Doriot founded American Research and Development Corp., the first institutional venture fund. The value of the $70,000 investment he made in Olsen’s fledgling company rocketed to $355 million when DEC went public. Investors noticed that, and by the time I came to work for Dick Testa (and for his clients ARD and DEC ) in 1982, there were scores of VC funds in New England, most of which traced their genealogies directly or indirectly back to ARD.
What most distinguishes these great entrepreneurs? To my mind, two things. Each led his startup from formation through to its recognition as a world leader in its class.
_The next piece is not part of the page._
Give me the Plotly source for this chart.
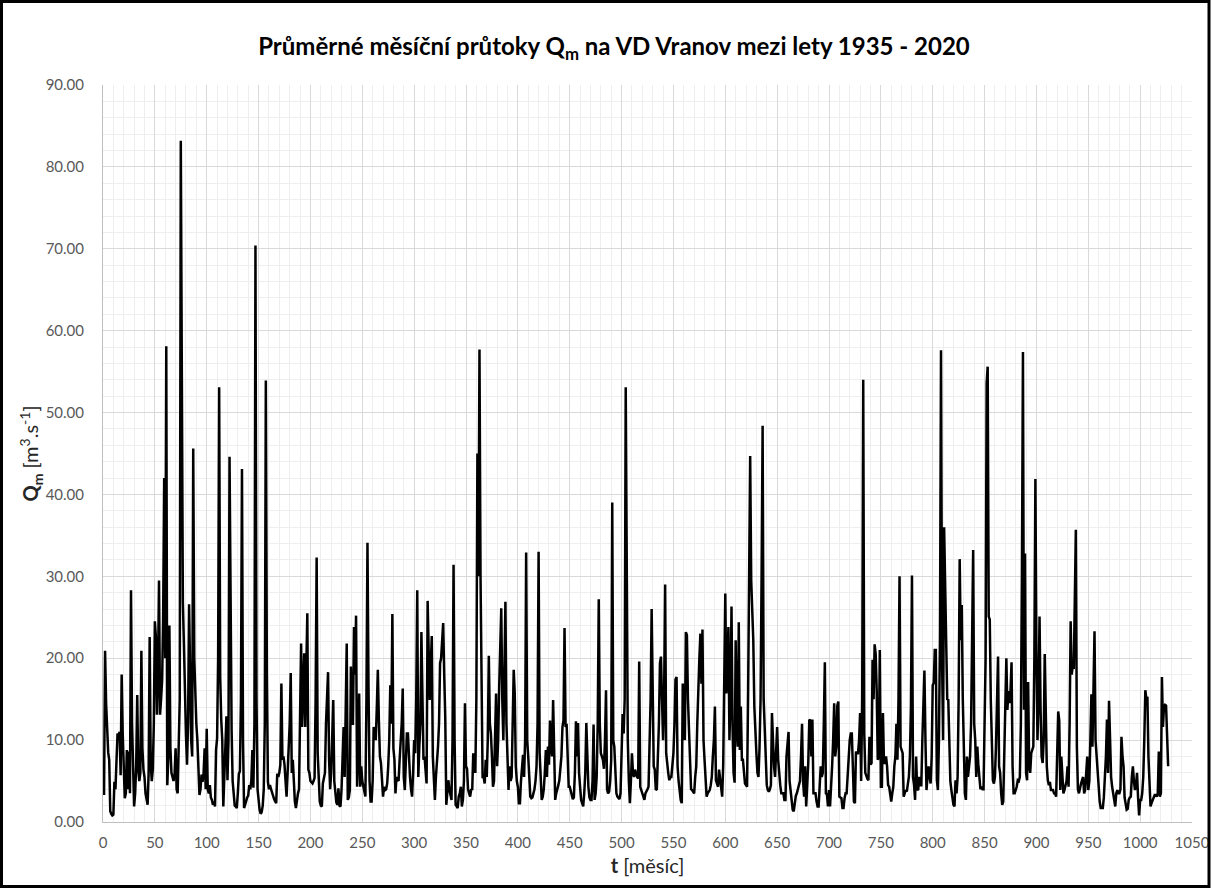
import plotly.graph_objects as go

# Monthly mean discharge Q_m [m3/s] (t = 1 ... 1027)
q_part1 = [
    3.3, 20.9, 14.5, 10.4, 8.5, 7.6, 1.3, 1.0, 0.8, 0.9, 4.9, 4.0,
    6.5, 10.8, 10.5, 11.0, 5.7, 18.0, 10.8, 5.5, 2.9, 3.5, 8.8, 4.0,
    8.6, 3.5, 28.3, 12.0, 7.6, 1.9, 3.5, 6.8, 15.5, 6.4, 5.0, 6.0,
    20.9, 9.0, 6.4, 5.5, 3.5, 2.5, 2.1, 6.0, 22.6, 7.2, 5.0, 6.4,
    12.0, 24.5, 22.6, 13.1, 18.0, 29.5, 13.1, 15.0, 17.3, 25.0, 42.0, 20.0,
    58.1, 4.5, 8.0, 24.0, 9.0, 6.0, 5.5, 5.0, 5.8, 9.0, 4.0, 3.5,
    9.4, 15.0, 83.2, 40.0, 26.8, 21.8, 15.0, 10.6, 7.0, 12.0, 26.6, 14.9,
    10.0, 8.0, 45.6, 20.0, 14.9, 12.0, 10.0, 5.0, 3.3, 4.0, 5.8, 4.9,
    6.0, 9.0, 4.0, 11.4, 4.0, 3.5, 4.5, 3.0, 2.7, 2.1, 2.5, 1.9,
    8.8, 10.2, 20.0, 53.1, 17.7, 12.5, 10.0, 1.9, 6.0, 9.0, 12.9, 5.1,
    10.0, 44.6, 20.0, 11.2, 5.0, 3.5, 2.0, 1.9, 1.7, 3.5, 5.9, 6.2,
    15.0, 43.1, 10.0, 1.7, 2.0, 2.5, 3.0, 3.2, 4.5, 4.0, 5.0, 8.8,
    4.2, 12.0, 70.4, 15.0, 4.0, 2.4, 1.5, 1.0, 1.2, 2.0, 4.0, 12.0,
    53.9, 18.0, 4.9, 4.0, 4.5, 4.0, 3.5, 3.0, 2.8, 2.5, 2.3, 5.9,
]
q_part2 = [
    5.5, 6.0, 7.0, 16.9, 7.6, 8.0, 7.0, 5.0, 3.1, 6.0, 9.0, 12.0,
    18.2, 6.0, 7.6, 5.0, 2.5, 1.7, 2.9, 3.5, 4.0, 12.0, 21.8, 11.6,
    15.0, 20.6, 11.6, 18.0, 25.5, 6.4, 6.0, 5.0, 4.9, 4.7, 5.0, 5.4,
    15.0, 32.3, 8.4, 4.0, 2.5, 2.0, 1.9, 4.7, 5.5, 6.0, 12.0, 16.0,
    18.3, 7.6, 4.0, 6.0, 10.0, 14.9, 5.0, 3.0, 2.4, 2.1, 4.1, 2.0,
    1.9, 4.0, 8.6, 11.6, 5.5, 15.0, 21.8, 2.7, 3.0, 3.9, 19.0, 12.0,
    12.0, 23.8, 18.0, 25.2, 4.3, 8.0, 15.7, 4.3, 6.8, 5.0, 4.3, 3.5,
    3.1, 15.0, 34.1, 16.5, 5.0, 2.5, 2.5, 5.0, 11.6, 10.8, 10.0, 14.0,
    18.6, 12.4, 8.0, 7.2, 4.0, 3.1, 4.3, 3.9, 4.0, 4.7, 6.8, 10.0,
    16.7, 12.0, 25.4, 9.0, 7.6, 3.5, 5.5, 5.1, 5.0, 7.6, 10.0, 12.0,
    16.3, 5.5, 3.9, 8.0, 10.8, 10.8, 7.0, 5.5, 4.0, 3.1, 6.0, 10.0,
    8.4, 15.0, 28.3, 5.5, 9.2, 12.0, 23.2, 11.6, 7.6, 8.0, 6.0, 4.7,
    27.0, 19.0, 14.9, 19.0, 22.7, 8.0, 5.0, 2.7, 5.5, 7.0, 9.2, 12.0,
    19.4, 20.0, 21.8, 24.3, 18.0, 12.8, 2.1, 4.0, 5.1, 4.0, 3.5, 2.7,
    10.0, 31.4, 10.0, 2.1, 1.9, 1.7, 3.1, 3.5, 4.3, 1.9, 2.7, 5.0,
]
q_part3 = [
    14.5, 6.8, 6.5, 4.0, 3.5, 3.1, 4.0, 3.9, 8.4, 6.8, 6.0, 15.0,
    45.0, 30.0, 57.7, 30.0, 12.0, 5.5, 5.5, 4.7, 7.6, 5.5, 10.0, 20.3,
    12.0, 10.8, 8.0, 4.3, 5.0, 11.6, 15.7, 6.8, 10.0, 16.5, 21.0, 26.1,
    14.9, 10.0, 18.0, 26.9, 12.0, 7.2, 3.9, 6.8, 5.0, 5.5, 12.0, 18.6,
    15.7, 6.8, 5.0, 4.3, 2.3, 2.3, 5.0, 6.8, 8.2, 5.5, 10.0, 32.9,
    10.0, 8.0, 5.5, 3.1, 2.9, 3.0, 3.5, 4.0, 5.0, 6.8, 12.0, 33.0,
    8.4, 4.0, 2.7, 3.1, 4.0, 6.0, 8.8, 5.5, 9.2, 7.0, 12.4, 9.2,
    8.0, 14.9, 6.0, 2.7, 3.5, 3.9, 4.5, 5.1, 6.8, 8.0, 11.6, 12.4,
    23.7, 11.6, 12.0, 9.0, 4.3, 4.3, 3.9, 3.5, 2.8, 3.0, 6.0, 12.3,
    8.0, 12.1, 6.0, 4.3, 2.7, 2.3, 1.9, 3.5, 6.0, 12.1, 6.0, 4.3,
    3.0, 2.7, 2.7, 5.0, 11.9, 2.7, 3.5, 5.5, 12.0, 27.2, 12.0, 8.4,
    8.0, 7.6, 6.5, 10.0, 16.1, 4.0, 3.5, 3.7, 5.0, 7.6, 39.0, 10.0,
    9.2, 6.0, 3.5, 3.1, 2.9, 2.8, 3.5, 8.0, 13.2, 10.8, 15.0, 53.1,
    20.0, 10.0, 5.0, 2.3, 5.0, 8.4, 6.0, 5.5, 6.4, 5.7, 5.5, 5.3,
]
q_part4 = [
    19.6, 4.3, 3.9, 3.5, 3.0, 2.7, 3.5, 3.9, 4.0, 4.3, 8.4, 15.0,
    26.0, 12.0, 6.8, 6.4, 3.9, 4.0, 7.6, 12.0, 19.4, 20.2, 15.0, 10.0,
    15.0, 29.0, 8.4, 6.8, 6.0, 5.1, 5.5, 5.5, 7.0, 8.4, 12.0, 17.4,
    17.7, 6.8, 5.0, 3.5, 2.7, 2.3, 16.9, 13.6, 10.0, 23.2, 22.8, 15.0,
    10.4, 6.0, 4.0, 3.9, 3.7, 3.5, 5.5, 6.8, 12.0, 16.9, 20.0, 23.0,
    16.9, 23.5, 10.0, 7.6, 5.0, 3.1, 3.5, 3.7, 3.9, 4.5, 5.5, 8.0,
    10.0, 14.1, 5.1, 4.7, 4.3, 6.4, 5.5, 4.0, 3.1, 7.0, 15.0, 27.9,
    15.7, 18.0, 23.8, 10.0, 15.0, 26.3, 11.6, 6.0, 4.8, 22.2, 12.0, 9.2,
    24.4, 8.8, 14.1, 7.6, 7.6, 5.5, 4.7, 4.5, 4.3, 15.7, 30.0, 44.7,
    29.5, 25.0, 22.2, 14.1, 10.0, 8.4, 6.0, 5.5, 9.0, 14.9, 30.0, 48.4,
    15.0, 10.8, 7.2, 4.5, 3.9, 3.7, 4.0, 4.5, 13.3, 9.2, 6.8, 5.5,
    8.0, 11.6, 7.6, 5.5, 4.5, 3.5, 3.5, 3.5, 2.7, 2.7, 8.0, 10.0,
    11.0, 5.0, 3.5, 2.3, 1.5, 1.3, 2.7, 3.2, 3.5, 4.0, 4.7, 5.0,
    8.0, 12.0, 5.0, 3.1, 6.8, 1.9, 4.5, 7.2, 12.4, 12.5, 8.0, 12.5,
    3.5, 3.5, 3.5, 2.5, 1.9, 1.9, 4.3, 6.8, 5.5, 6.0, 12.0, 19.5,
]
q_part5 = [
    3.5, 3.4, 1.9, 3.9, 1.9, 3.9, 6.8, 10.0, 14.5, 8.0, 9.2, 14.2,
    14.7, 3.1, 3.0, 2.9, 1.7, 1.7, 2.9, 3.5, 3.5, 6.0, 6.8, 10.0,
    10.8, 10.8, 6.8, 2.5, 2.3, 8.6, 8.4, 8.4, 10.0, 13.3, 5.0, 15.0,
    54.0, 10.8, 6.0, 5.5, 5.3, 5.1, 10.4, 7.0, 7.2, 19.8, 15.0, 21.7,
    20.5, 16.0, 7.6, 8.0, 21.0, 4.3, 4.3, 13.3, 7.2, 7.2, 8.0, 6.8,
    4.5, 4.3, 3.5, 2.5, 3.5, 4.3, 6.8, 8.0, 12.0, 7.6, 15.0, 30.0,
    9.2, 8.8, 8.4, 3.1, 3.5, 3.9, 3.7, 4.5, 5.5, 8.0, 14.0, 30.1,
    5.5, 4.5, 2.7, 8.0, 4.0, 3.9, 5.5, 4.5, 4.5, 10.0, 14.9, 18.5,
    10.0, 3.9, 5.5, 6.8, 5.5, 4.7, 8.0, 16.7, 17.0, 21.0, 21.0, 5.1,
    3.9, 10.0, 22.5, 57.6, 20.0, 10.0, 36.0, 28.7, 24.7, 15.0, 14.9, 7.2,
    5.0, 3.9, 2.5, 2.1, 1.9, 5.1, 3.5, 5.5, 15.0, 32.1, 22.2, 26.5,
    15.0, 10.0, 3.5, 2.7, 8.0, 5.5, 6.8, 8.0, 12.0, 20.0, 33.2, 12.0,
    10.0, 5.5, 9.2, 7.0, 4.7, 4.0, 4.3, 4.0, 4.0, 11.6, 20.0, 53.6,
    55.6, 25.1, 24.7, 14.9, 8.0, 5.1, 4.7, 5.5, 9.2, 15.0, 20.2, 6.8,
]
q_part6 = [
    6.0, 3.5, 2.1, 2.5, 10.0, 15.0, 20.0, 13.7, 16.0, 14.5, 16.0, 19.5,
    6.8, 3.5, 3.5, 3.9, 4.3, 5.1, 5.0, 5.5, 12.0, 30.0, 57.4, 13.7,
    32.8, 6.0, 5.1, 17.1, 6.8, 6.0, 8.4, 8.8, 9.2, 20.0, 41.9, 20.6,
    10.0, 15.0, 25.1, 13.7, 8.0, 7.2, 10.0, 20.5, 11.0, 6.8, 5.1, 4.5,
    4.9, 3.9, 3.9, 3.9, 3.5, 3.5, 3.1, 8.0, 13.5, 12.4, 3.9, 8.0,
    6.0, 3.5, 3.9, 4.3, 5.0, 6.8, 4.3, 12.0, 24.5, 18.0, 19.0, 18.7,
    25.0, 35.7, 9.2, 4.0, 3.5, 4.3, 4.7, 5.1, 5.5, 3.5, 3.9, 6.0,
    8.0, 3.9, 5.0, 10.0, 15.6, 9.2, 15.0, 23.3, 10.0, 8.0, 6.0, 4.3,
    2.5, 1.7, 1.7, 1.7, 3.0, 5.5, 8.0, 12.5, 6.0, 14.8, 9.2, 5.5,
    4.3, 3.5, 2.5, 1.9, 3.5, 3.9, 3.5, 3.5, 4.0, 10.4, 8.0, 6.8,
    3.0, 1.9, 1.5, 1.6, 2.7, 3.0, 3.1, 5.5, 6.8, 5.0, 3.9, 4.5,
    6.0, 3.0, 0.8, 2.7, 2.7, 3.5, 5.5, 10.0, 16.1, 15.0, 15.3, 8.0,
    4.7, 1.9, 2.3, 2.7, 3.1, 3.3, 3.3, 3.1, 3.5, 8.6, 3.1, 3.5,
    17.7, 11.6, 14.1, 14.3, 14.2, 10.0, 6.8,
]

flows = q_part1 + q_part2 + q_part3 + q_part4 + q_part5 + q_part6
months = list(range(1, len(flows) + 1))

title_text = "<b>Průměrné měsíční průtoky Q<sub>m</sub> na VD Vranov mezi lety 1935 - 2020</b>"
y_title = "<b>Q<sub>m</sub></b> [m<sup>3</sup>.s<sup>-1</sup>]"
x_title = "<b>t</b> [měsíc]"

W, H = 1211, 888
L, R, T, B = 103, 19, 85, 66
pw, ph = W - L - R, H - T - B

fig = go.Figure(
    go.Scatter(x=months, y=flows, mode="lines",
               line=dict(color="black", width=2.5), hoverinfo="x+y")
)

tick_font = dict(family="Lato", size=15, color="#595959")
axis_title_font = dict(family="Lato", size=20, color="#262626")

fig.update_layout(
    width=W, height=H, autosize=False,
    margin=dict(l=L, r=R, t=T, b=B, autoexpand=False),
    paper_bgcolor="white", plot_bgcolor="white",
    showlegend=False,
    title=dict(text=title_text, x=(614 - L) / pw, xanchor="center", xref="paper",
               y=1 - 47 / H, yanchor="middle", yref="container",
               font=dict(family="Lato", size=24, color="black")),
    xaxis=dict(range=[0, 1050], tick0=0, dtick=50, showgrid=True, automargin=False,
               gridcolor="#d9d9d9", gridwidth=1,
               minor=dict(dtick=10, showgrid=True, gridcolor="#eeeeee", gridwidth=1),
               showline=True, linecolor="#bfbfbf", linewidth=1,
               zeroline=False, ticks="", tickfont=tick_font,
               ticklabelstandoff=7, ticklabeloverflow="allow",
               title=dict(text=x_title, font=axis_title_font, standoff=8)),
    yaxis=dict(range=[0, 90], tick0=0, dtick=10, tickformat=".2f", showgrid=True,
               automargin=False,
               gridcolor="#d9d9d9", gridwidth=1,
               minor=dict(dtick=2, showgrid=True, gridcolor="#eeeeee", gridwidth=1),
               showline=True, linecolor="#bfbfbf", linewidth=1,
               zeroline=False, ticks="", tickfont=tick_font,
               ticklabelstandoff=15,
               title=dict(text=y_title, font=axis_title_font, standoff=0)),
    shapes=[dict(type="rect", xref="paper", yref="paper",
                 x0=(1.5 - L) / pw, x1=(W - 2.0 - L) / pw,
                 y0=(1.5 - B) / ph, y1=(H - B - 1.5) / ph,
                 line=dict(color="black", width=3), fillcolor="rgba(0,0,0,0)")],
)

post = (
    "document.documentElement.style.overflow='hidden';"
    "document.body.style.margin='0px';document.body.style.overflow='hidden';"
    "var gd=document.getElementById('{plot_id}');"
    "gd.style.width='1211px';gd.style.height='888px';"
    "Plotly.relayout(gd,{width:1211,height:888});"
)

fig.write_html("out.html",
               config={"displayModeBar": False, "responsive": False},
               post_script=post)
And each was determined to create a lasting institution.
Throughout my career, I have asked the founder of every new startup client at our first meeting what they hoped to achieve. For years, the answer was always, “To build a great company.” But ever since Netscape completed its wildly successful IPO only 16 months after it was incorporated, the invariable answer became, “To grow it fast and sell it quick.”
Over the years, it seems, we have become driven to build great returns rather than great companies. Or perhaps we have simply been seduced by the appeal of a system that permits new ideas to be so rapidly conceived, funded and then monetized, simply by feeding them into the maw of a perpetually consolidating industry. Whatever the reason, I miss the days when entrepreneurs — and even venture capitalists — wanted not only to reap great profits, but to build great institutions as well.
Will we ever see those days again? The answer to that question is easy: It’s all up to you.